CM Punk, Bruce Mau, and Other Good Chicago Things

A straight-edge Chicago wrestler grapples with kayfabe; Bruce Mau tackles the empire; Roger Ebert reviews “The Interrupters”; grain elevators and constitutional law; and more

Occasionally interesting things pile up. Here’s to clearing the out box:

* My friend at Hangover Sunday on straight-edge Chicago wrestler CM Punk, who’s saving professional wrestling, perhaps from itself:

In brief, at the end of June a wrestler named CM Punk brought two things to an episode of RAW that many found surprising: rhetorical sophistication and the impression that he might actually be sincere in biting the hand that feeds him with comments about WWE’s practices, management, and fans. In other words, for a few minutes a WWE broadcast teetered between the experience of reality TV and the experience of reality.

As it was put in a Metafilter thread:

This is the kind of stuff that made me love pro-wrestling. Although the breaking (and pretending to break) kayfabe has been a tried-and-true promotional technique for decades, and been overused since 1997, when the stars are aligned, it is the most exciting stuff in the world. The fascinating netherworld between reality and fantasy, script and chaos that pro-wrestling inhabits like no other form of life/art/entertainment is a wonderful place.

I never got into pro wrestling as a kid, because I lack imagination, but kayfabe is legitimately fascinating, in part because the origins of the term are shrouded in history.

* Chicago-by-way-of-Toronto designer Bruce Mau talks with the Art Institute’s Zoe Ryan in Design Bureau about design and America:

The thing that is interesting about it is that when you use the word “design,” most people think “fancy, expensive, singular objects.” They think cultural, not popular. They think it’s expensive. They think it’s singular—an authored thing. What we realized is that, for our work, those are old definitions and categories.

* Also from Design Bureau (how did I not know about this magazine?), a look at two Chicagoans: Jen Farrell of Starshaped Press and Scott Wilson of MINIMAL.

* A former Mayer Brown director mourns changes in corporate law:

The firms have become much more businesslike. Compensation has increased dramatically. Starting salaries are now $160,000, not because of overall price inflation or because the newly graduated are more able than we were, but because the firms are enslaved in a market trap of their own making.

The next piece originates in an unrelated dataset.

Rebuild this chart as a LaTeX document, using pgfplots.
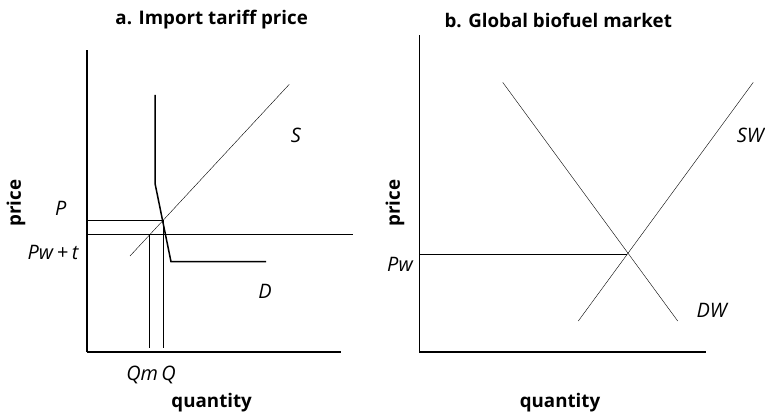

In return for very high compensation, the younger lawyers are expected to work very long hours, not just when clients have emergencies, but to generate revenue - a Faustian bargain that leaves time for little else. Family and personal lives often suffer, as does the opportunity to contribute to the community and the profession. The pyramid to be climbed has increasingly steep sides, and most associates understand they will not become partners.

* CHIRP Radio presents My First Time at the Beat Kitchen tonight.

* Roger Ebert on The Interrupters, co-produced by forthcoming Chicagomag.com writer-in-residence Alex Kotlowitz: “In an American inner city, where religious differences are irrelevant, and everyone is of the same ethnicity, gangs take the place of race or belief. They provide an identity, no matter how paltry.”

* The Internet brings the most interesting people together, like Tyler the Creator and Steve “Albino.”

* “How a Chicago grain warehouse made constitutional law.”